[openstack-dev] [nova] working on bug reports; what blocks you?

Kashyap Chamarthy kchamart at redhat.com
Sun Mar 20 17:53:33 UTC 2016

On Fri, Mar 18, 2016 at 07:01:34PM +0100, Markus Zoeller wrote:
> Kashyap Chamarthy <kchamart at redhat.com> wrote on 03/18/2016 07:28:09 AM:


> > Writing a thoughtful report is hard and time-taking.
> Yeah, and I assume that's the reason many bug reports lack that
> information. I have the hope to dig deeper into the logging
> capabilities of Nova during the P cycle, to figure out how much we
> internally already know but don't offer easily enough. 

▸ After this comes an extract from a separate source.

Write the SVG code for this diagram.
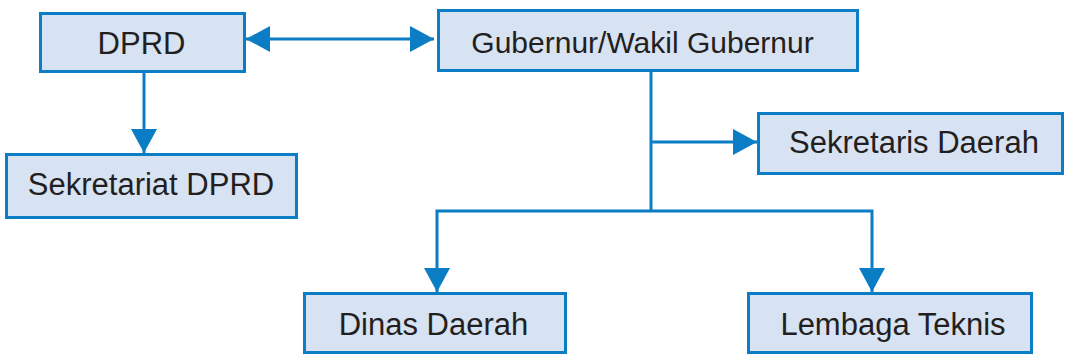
<svg xmlns="http://www.w3.org/2000/svg" width="1065" height="355" viewBox="0 0 1065 355">
<style>
.box{fill:#d7e2f3;stroke:#0b7dc5;stroke-width:3}
.lbl{font-family:"Liberation Sans",Arial,Helvetica,sans-serif;font-size:31px;fill:#231f20;text-anchor:middle}
.con{fill:none;stroke:#0b7dc5;stroke-width:3}
</style>
<defs>
<marker id="ah" markerUnits="userSpaceOnUse" markerWidth="24" markerHeight="26" viewBox="0 0 24 26" refX="24" refY="13" orient="auto-start-reverse">
<path d="M0,0 L24,13 L0,26 z" fill="#0b7dc5"/>
</marker>
</defs>
<rect width="1065" height="355" fill="#ffffff"/>
<g id="connectors">
<line class="con" x1="246" y1="39" x2="434" y2="39" marker-start="url(#ah)" marker-end="url(#ah)"/>
<line class="con" x1="144" y1="73" x2="144" y2="153" marker-end="url(#ah)"/>
<line class="con" x1="651" y1="71" x2="651" y2="211"/>
<line class="con" x1="651" y1="142" x2="757" y2="142" marker-end="url(#ah)"/>
<path class="con" d="M651,211 H437 V292" marker-end="url(#ah)"/>
<path class="con" d="M651,211 H872 V292" marker-end="url(#ah)"/>
</g>
<g id="dprd">
<rect class="box" x="40.5" y="13.5" width="204" height="58"/>
<text class="lbl" x="141.5" y="54">DPRD</text>
</g>
<g id="gubernur">
<rect class="box" x="438.5" y="10.5" width="419" height="60"/>
<text class="lbl" x="642.5" y="53" style="font-size:30px">Gubernur/Wakil Gubernur</text>
</g>
<g id="sekretariat-dprd">
<rect class="box" x="6.5" y="154.5" width="290" height="63"/>
<text class="lbl" x="151" y="195">Sekretariat DPRD</text>
</g>
<g id="sekretaris-daerah">
<rect class="box" x="758.5" y="113.5" width="304" height="60"/>
<text class="lbl" x="914" y="153">Sekretaris Daerah</text>
</g>
<g id="dinas-daerah">
<rect class="box" x="304.5" y="293.5" width="261" height="59"/>
<text class="lbl" x="433.5" y="335">Dinas Daerah</text>
</g>
<g id="lembaga-teknis">
<rect class="box" x="748.5" y="293.5" width="283" height="59"/>
<text class="lbl" x="893" y="335">Lembaga Teknis</text>
</g>
</svg>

As you know, we have some bits in place:

  - Guru Meditation Reports[1].  E.g. `kill -s USR1 `pgrep nova-compute`

  - General logging/tracing of API calls via 

  - For Virt drivers, server-side libvirt/QEMU logging.  We have the
    relevant log filters enabled in DevStack[2], so Gate machines have
    these enabled.  For external bugs being reported in this area,
    people have to enable these explicitly and repeat their tests.

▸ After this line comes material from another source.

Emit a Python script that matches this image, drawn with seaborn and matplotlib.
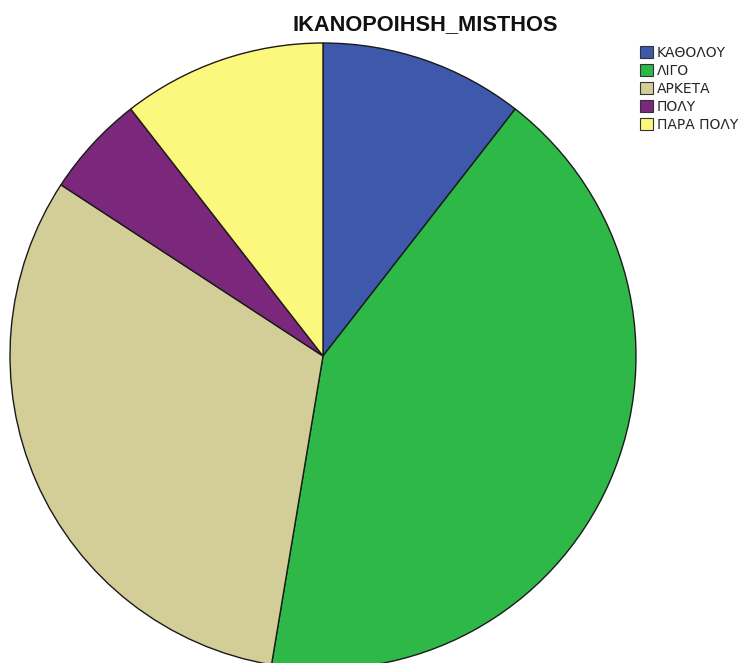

  - General logging/tracing of API calls via 'debug|verbose = True'

[1] http://docs.openstack.org/developer/nova/gmr.html
[2] http://git.openstack.org/cgit/openstack-dev/devstack/tree/lib/nova_plugins/functions-libvirt#n104

> In some bug reports I suggested to use sosreport and attach the file
> then, but I didn't see that happen.

Yeah, that's a good idea, if people could remember to do that, as it
adds far more context from the system than merely OpenStack or its
immediate relevant logs, reducing the reporter <-> triager roundtrip.

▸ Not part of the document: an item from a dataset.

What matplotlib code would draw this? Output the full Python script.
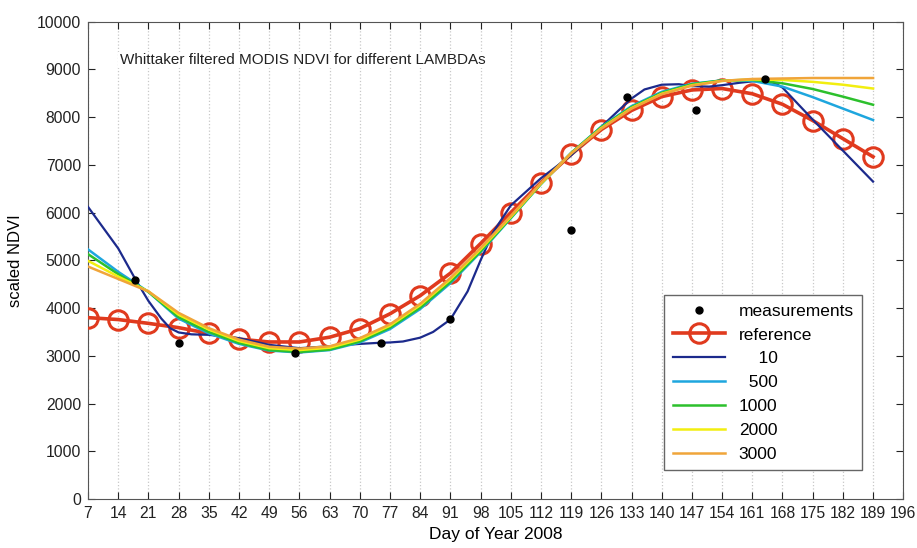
import numpy as np
import matplotlib.pyplot as plt

plt.rcParams['font.family'] = ['Liberation Sans', 'DejaVu Sans']

# measurements (black dots)
meas_day = [18, 28, 55, 75, 91, 119, 132, 148, 164]
meas_val = [4580, 3260, 3050, 3260, 3780, 5630, 8420, 8140, 8790]

# reference series and Whittaker smoothed series, sampled weekly
days = list(range(7, 190, 7))
ref = [3800, 3760, 3680, 3590, 3470, 3350, 3290, 3290, 3390, 3570, 3880, 4260, 4730,
       5350, 6000, 6630, 7220, 7740, 8140, 8430, 8570, 8600, 8490, 8270, 7930, 7550, 7170]
lam500 = [5230, 4760, 4340, 3780, 3470, 3250, 3110, 3070, 3120, 3280, 3560, 3980, 4520,
          5170, 5880, 6600, 7250, 7800, 8230, 8530, 8700, 8770, 8760, 8640, 8420, 8180, 7940]
lam1000 = [5130, 4710, 4340, 3810, 3500, 3270, 3120, 3080, 3130, 3300, 3590, 4010, 4550,
           5190, 5890, 6600, 7250, 7790, 8210, 8510, 8690, 8770, 8780, 8710, 8590, 8430, 8260]
lam2000 = [4990, 4660, 4350, 3860, 3550, 3310, 3160, 3120, 3170, 3340, 3630, 4060, 4600,
           5230, 5910, 6610, 7240, 7770, 8190, 8490, 8670, 8760, 8790, 8780, 8740, 8680, 8600]
lam3000 = [4870, 4610, 4350, 3900, 3580, 3340, 3190, 3150, 3200, 3370, 3660, 4090, 4630,
           5260, 5930, 6620, 7240, 7760, 8180, 8480, 8660, 8760, 8800, 8810, 8820, 8820, 8820]

# lambda = 10 follows the measurements closely, so it needs its own days
lam10_day = [7, 14, 18, 21, 24, 26, 28, 31, 35, 42, 49, 56, 63, 70, 74, 77, 80, 84, 87, 91,
             95, 98, 101, 105, 112, 119, 126, 130, 133, 136, 140, 144, 147, 151, 154, 158,
             161, 164, 166, 168, 175, 182, 189]
lam10 = [6120, 5250, 4600, 4150, 3780, 3580, 3490, 3450, 3440, 3370, 3230, 3160, 3200, 3250,
         3270, 3280, 3300, 3380, 3500, 3760, 4350, 5000, 5600, 6150, 6720, 7200, 7800, 8140,
         8390, 8580, 8680, 8690, 8650, 8640, 8670, 8720, 8750, 8760, 8720, 8620, 7950, 7300,
         6650]

xticks = list(range(7, 197, 7))
yticks = list(range(0, 10001, 1000))

fig = plt.figure(figsize=(9.17, 5.48), dpi=100)
ax = fig.add_axes([0.096, 0.0894, 0.889, 0.871])

ax.plot(meas_day, meas_val, 'k.', ms=10, zorder=6, label='measurements')
ax.plot(days, ref, '-o', color='#e03a1e', lw=2.6, ms=14, mfc='none', mew=2.2,
        zorder=3, label='reference')
ax.plot(lam10_day, lam10, color='#1c2a8c', lw=1.6, zorder=4, label='    10')
ax.plot(days, lam500, color='#1ea6de', lw=1.8, zorder=4, label='  500')
ax.plot(days, lam1000, color='#2cc02c', lw=1.8, zorder=4, label='1000')
ax.plot(days, lam2000, color='#f2ee10', lw=1.8, zorder=4, label='2000')
ax.plot(days, lam3000, color='#f0a53a', lw=1.8, zorder=4, label='3000')

ax.set_xlim(7, 196)
ax.set_ylim(0, 10000)
ax.set_xticks(xticks)
ax.set_yticks(yticks)
ax.tick_params(direction='in', top=True, right=True, length=5, pad=5,
               labelsize=11.3, colors='#222222')
ax.xaxis.grid(True, linestyle=':', color='#c8c8c8', lw=0.9)
for s in ax.spines.values():
    s.set_color('#555555')

ax.set_xlabel('Day of Year 2008', fontsize=12.5, labelpad=4)
ax.set_ylabel('scaled NDVI', fontsize=12, labelpad=10)

ax.text(0.039, 0.92, 'Whittaker filtered MODIS NDVI for different LAMBDAs',
        transform=ax.transAxes, fontsize=11, va='center', color='#222222',
        bbox=dict(facecolor='white', edgecolor='none', pad=1))

leg = ax.legend(loc='lower right', bbox_to_anchor=(0.95, 0.06), fontsize=12.5,
                fancybox=False, edgecolor='#666666', framealpha=1, borderaxespad=0,
                labelspacing=0.5, handlelength=3.0, borderpad=0.5)

fig.savefig('out.png', dpi=100)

> In my head there would be openstack CLI commands like these two:
>     $ openstack report-bug <request-id>
>     $ openstack report-bug --last 10m 
> That should then result in an upstream bug report which answers the
> usual questions we have. Don't ask me details how this would happen.

> In an ideal world with unlimited resources we could do that on our own
> without asking the reporter, but I guess we should do the "please 
> recheck if it's in master" thing more often.

We could certainly try.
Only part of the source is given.